The algorithm correctly places every useful cut along the first axis. This confirms that balanced distribution is not always possible.
Complexity Analysis
| Measure | Complexity | Explanation |
|---|---|---|
| Time | O(xy) after sorting | The loops iterate over feasible cuts for the two smallest dimensions |
| Space | O(1) | Only a few integer variables are stored |
Since the dimensions are at most 10^6, iterating over the two smallest dimensions is fast enough in practice. The memory usage is constant, well within limits.
Test Cases
# helper: run solution on input string, return output string
import sys
import io
def solve():
input = sys.stdin.readline
x, y, z, k = map(int, input().split())
x, y, z = sorted([x, y, z])
ans = 1
for a in range(min(k, x - 1) + 1):
for b in range(min(k - a, y - 1) + 1):
c = min(k - a - b, z - 1)
ans = max(ans, (a + 1) * (b + 1) * (c + 1))
print(ans)
def run(inp: str) -> str:
sys.stdin = io.StringIO(inp)
out = io.StringIO()
backup = sys.stdout
sys.stdout = out
solve()
sys.stdout = backup
return out.getvalue().strip()
# provided sample
assert run("2 2 2 3\n") == "8", "sample 1"
# minimum-size input
assert run("1 1 1 0\n") == "1", "single cube"
# cuts larger than available planes
assert run("2 2 2 10\n") == "8", "extra cuts are useless"
# all dimensions equal
assert run("5 5 5 6\n") == "27", "balanced optimal split"
# only one dimension usable
assert run("10 1 1 5\n") == "6", "all cuts on one axis"
# off-by-one boundary
assert run("3 3 3 2\n") == "4", "cannot exceed available planes"
| Test input | Expected output | What it validates |
|---|---|---|
1 1 1 0 |
1 |
Minimum possible box |
2 2 2 10 |
8 |
Extra cuts beyond valid planes |
5 5 5 6 |
27 |
Balanced distribution gives optimum |
10 1 1 5 |
6 |
Only one dimension can be cut |
3 3 3 2 |
4 |
Correct handling of cut limits |
Edge Cases
Consider the input:
1 1 1 100
After sorting, all dimensions remain 1.
The loops become:
a from 0 to 0
b from 0 to 0
c = 0
The computed product is:
$1 \times 1 \times 1 = 1$
No cuts are possible because there are no internal planes.
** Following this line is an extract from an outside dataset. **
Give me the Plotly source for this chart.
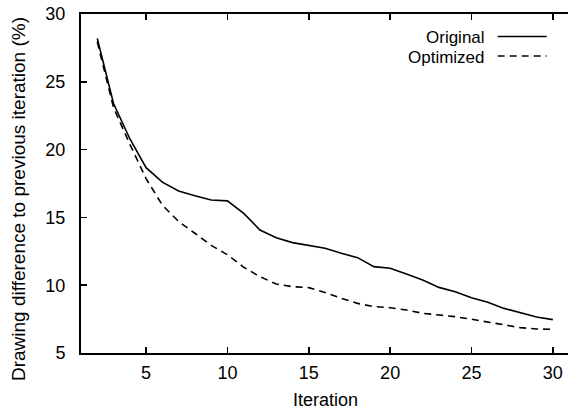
import plotly.graph_objects as go

iterations = list(range(2, 31))
original = [28.2, 23.4, 20.8, 18.67, 17.6, 16.95, 16.6, 16.28, 16.22, 15.3,
            14.07, 13.5, 13.14, 12.92, 12.72, 12.35, 12.03, 11.37, 11.25, 10.83,
            10.38, 9.84, 9.52, 9.08, 8.74, 8.29, 7.95, 7.65, 7.46]
optimized = [27.95, 23.1, 20.4, 17.86, 15.9, 14.7, 13.83, 12.94, 12.25, 11.32,
             10.63, 10.09, 9.89, 9.82, 9.47, 9.03, 8.66, 8.42, 8.34, 8.17,
             7.93, 7.8, 7.68, 7.49, 7.29, 7.09, 6.87, 6.77, 6.75]
series_names = ["Original", "Optimized"]
x_ticks = [5, 10, 15, 20, 25, 30]
y_ticks = [5, 10, 15, 20, 25, 30]

FONT = "Liberation Sans, Arial, Helvetica, sans-serif"

fig = go.Figure()
fig.add_trace(go.Scatter(x=iterations, y=original, mode="lines", name=series_names[0],
                         line=dict(color="black", width=1.6)))
fig.add_trace(go.Scatter(x=iterations, y=optimized, mode="lines", name=series_names[1],
                         line=dict(color="black", width=1.6, dash="7px,5px")))

L, R, T, B = 81, 0, 14, 59
W, H = 568, 412
pw = W - L - R
ph = H - T - B
px_per_x = 16.27
x_max = 1 + pw / px_per_x

fig.update_layout(
    width=W, height=H,
    margin=dict(l=L, r=R, t=T, b=B, pad=0),
    paper_bgcolor="white", plot_bgcolor="white",
    showlegend=False,
    font=dict(family=FONT, size=18, color="black"),
)
fig.update_xaxes(range=[1, x_max], tickvals=x_ticks, ticks="inside", ticklen=6,
                 tickwidth=1.5, tickcolor="black", showline=True, linecolor="black",
                 linewidth=2, mirror="ticks", showgrid=False, zeroline=False,
                 ticklabelstandoff=2, tickfont=dict(size=18))
fig.update_yaxes(range=[5, 30], tickvals=y_ticks, ticks="inside", ticklen=6,
                 tickwidth=1.5, tickcolor="black", showline=True, linecolor="black",
                 linewidth=2, mirror=False, showgrid=False, zeroline=False,
                 ticklabelstandoff=10, tickfont=dict(size=18))

def px_x(p):
    return (p - L) / pw

def px_y(p):
    return (H - B - p) / ph

# axis titles
fig.add_annotation(text="Iteration", xref="paper", yref="paper",
                   x=px_x(325), y=px_y(400), xanchor="center", yanchor="middle",
                   showarrow=False, font=dict(size=18))
fig.add_annotation(text="Drawing difference to previous iteration (%)", xref="paper",
                   yref="paper", x=px_x(18), y=px_y(199), xanchor="center",
                   yanchor="middle", textangle=-90, showarrow=False,
                   font=dict(size=19))

# legend (text left of sample line, as in the original)
legend_rows = [(series_names[0], 36.5, "solid"), (series_names[1], 56, "7px,5px")]
for name, ypx, dash in legend_rows:
    fig.add_annotation(text=name, xref="paper", yref="paper", x=px_x(487),
                       y=px_y(ypx + 1), xanchor="right", yanchor="middle",
                       showarrow=False, font=dict(size=17))
    fig.add_shape(type="line", xref="paper", yref="paper",
                  x0=px_x(497.7), x1=px_x(546.7), y0=px_y(ypx), y1=px_y(ypx),
                  line=dict(color="black", width=1.6, dash=dash))

fig.write_html("out.html",
               config={"displayModeBar": False, "staticPlot": True},
               post_script="document.body.style.margin='0';document.body.style.overflow='hidden';")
The algorithm naturally handles this through the x - 1 bounds.
Now consider:
2 2 2 10
Each dimension allows only one cut. The algorithm explores all feasible assignments, but every variable is capped at 1.
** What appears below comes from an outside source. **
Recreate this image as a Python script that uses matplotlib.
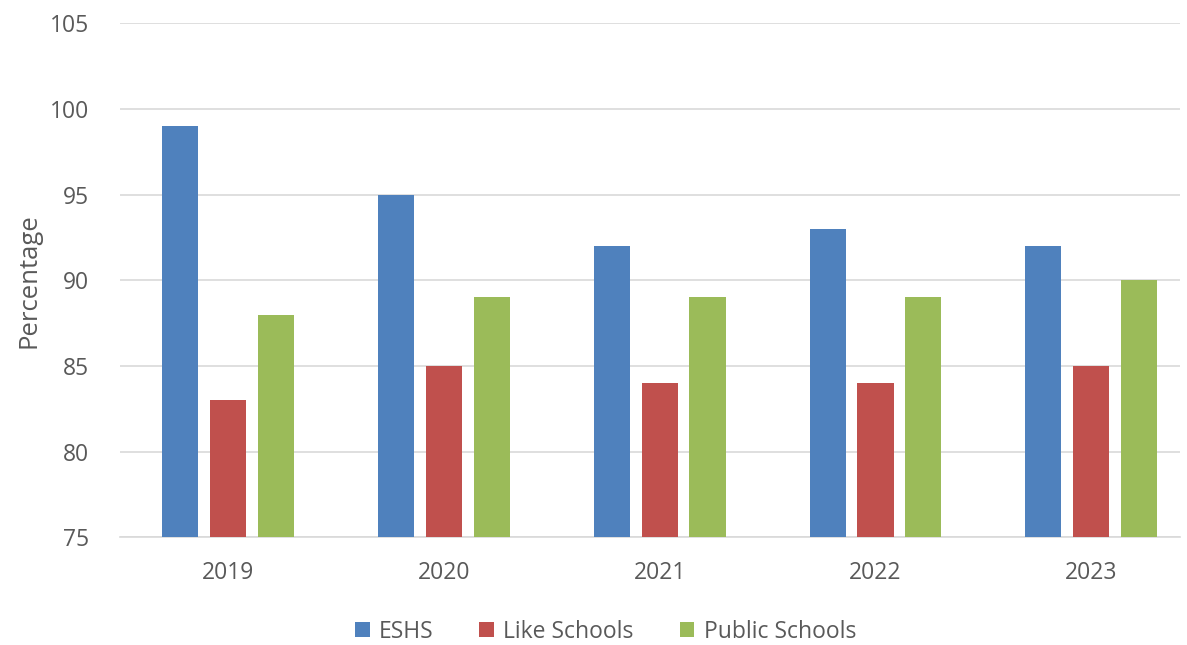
"""
Graduation rate comparison: ESHS vs like and public schools, 2019-2023.
"""

import matplotlib.pyplot as plt
import numpy as np

years = ["2019", "2020", "2021", "2022", "2023"]
eshs = [99, 95, 92, 93, 92]
like_schools = [83, 85, 84, 84, 85]
public_schools = [88, 89, 89, 89, 90]

series = [
    ("ESHS", eshs, "#4f81bd"),
    ("Like Schools", like_schools, "#c0504d"),
    ("Public Schools", public_schools, "#9bbb59"),
]


def main():
    plt.rcParams["font.family"] = ["Open Sans", "DejaVu Sans"]
    text_color = "#595959"

    fig = plt.figure(figsize=(11.87, 6.45), dpi=100)
    ax = fig.add_axes([0.101, 0.167, 0.893, 0.797])

    x = np.arange(len(years))
    width = 0.167
    step = 0.222
    for i, (name, values, color) in enumerate(series):
        ax.bar(x + (i - 1) * step, np.array(values) - 75, width,
               bottom=75, color=color, label=name, zorder=3)

    ax.set_ylim(75, 105)
    ax.set_yticks(range(75, 106, 5))
    ax.set_xlim(-0.5, 4.41)
    ax.set_xticks(x)
    ax.set_xticklabels(years)

    ax.grid(axis="y", color="#d9d9d9", linewidth=1.2, zorder=0)
    for side in ["top", "right", "left"]:
        ax.spines[side].set_visible(False)
    ax.spines["bottom"].set_color("#d9d9d9")
    ax.spines["bottom"].set_linewidth(1.2)
    ax.tick_params(axis="both", length=0, labelsize=16.5, colors=text_color)
    ax.tick_params(axis="y", pad=22)
    ax.tick_params(axis="x", pad=17)

    ax.set_ylabel("Percentage", fontsize=18.5, color=text_color, labelpad=6)

    fig.legend(loc="lower center", bbox_to_anchor=(0.51, -0.03), ncol=3,
               frameon=False, fontsize=16.5, labelcolor=text_color,
               handlelength=0.65, handleheight=0.65, handletextpad=0.4,
               columnspacing=2.0)

    fig.savefig("out.png", dpi=100)


if __name__ == "__main__":
    main()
The maximum product becomes:
$2 \times 2 \times 2 = 8$
The remaining seven cuts are ignored because they cannot correspond to real cutting planes.
Finally, consider:
10 1 1 5
The second and third dimensions have zero valid cutting planes.
The algorithm iterates:
a = 0..5
b = 0
c = 0
The best value occurs at a = 5:
$6 \times 1 \times 1 = 6$
This confirms that concentrating all cuts on one axis is sometimes optimal.